In accordance with the present invention an imaging sensor microassembly compromises of packageless solid state imaging sensor and two boards mounted perpendicularly to each other. Image sensor is mounted in parallel alignment on or above top surface of the top board. Sensor of the type with the leads has them bonded to the opposite edges of that top board. Leadless sensor mounts directly to the surface of the top board. Bottom board is being attached to the other side of the top board, with electronics components placed, space permitting, on the surface of the top board under the imaging sensor. The other components are placed on the one of the surfaces of the bottom board , with the transmission cable conductors attached to the other surface of the bottom board. Bottom board is mounted perpendicularly to the top board not in the center of its surface, but slightly off to one side. This arrangement lives more space to the electrical transmission conductors and allows for the central, symmetrical placement of conductors, lending to best possible bending properties of the assembly.
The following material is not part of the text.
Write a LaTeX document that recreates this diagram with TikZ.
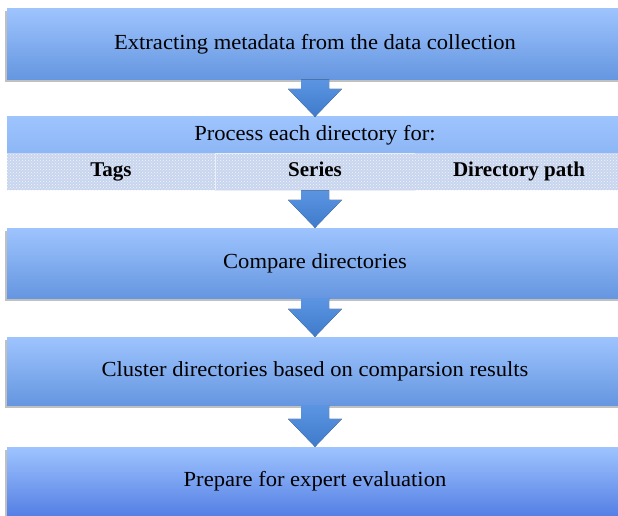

Accordingly the objects and advantages of the present invention are:
(a) to provide an imaging sensor microassembly which can satisfy size requirements (cross-section and length) of medical and industrial inspection devices like endoscopes or borescopes.
(b) to provide an imaging sensor microassembly which can incorporate microminiature packageless imaging sensor with leads bonded directly to the silicon chip or leadless and, at the same time, will not require, but also not exclude, expensive aterials and components or complicated assembly methods like hybrid technology.
(c) to provide an imaging sensor microassembly with the transmission cables positioned close to the center of the assembly cross-section to allow for the cable to bent in the close proximity to the assembly.
Further object of the present invention is to provide a compact imaging sensor microassembly for video endoscopes, borescopes, laproscopes, diagnostic and monitoring devices that is rugged, insensitive to ambient conditions, simple to use and inexpensive. Still further objects and advantages will become apparent from a consideration of the ensuing description and drawings. These and other objects of the present invention are attained by means of an imaging sensor microassembly suitable for use in the small diameter diagnostic, monitoring and inspection instruments. The assembly includes miniature packageless imager, with the leads bonded directly to the silicon chip or leadless. The assembly includes also two circuit boards. Boards are mounted perpendicularly to each other with the image sensor mounted in parallel alignment to the top surface of the top board. The leads of the sensor are bonded to the two opposite edges of the top board. Leadless sensor mounts directly to the top board. Second, bottom board is attached to the other side of the first board in the pattern resembling capital T, but moved slightly off center to one side. Electronic components are mounted on the surface of the first board under the imager andxe2x80x94or on one side of the second board. The cable conductors are attached to the opposite surface of the second bottom board which is facing towards the center of the assembly. This arrangement puts the cable conductors in the center of the assembly aiding in bending properties of the cables.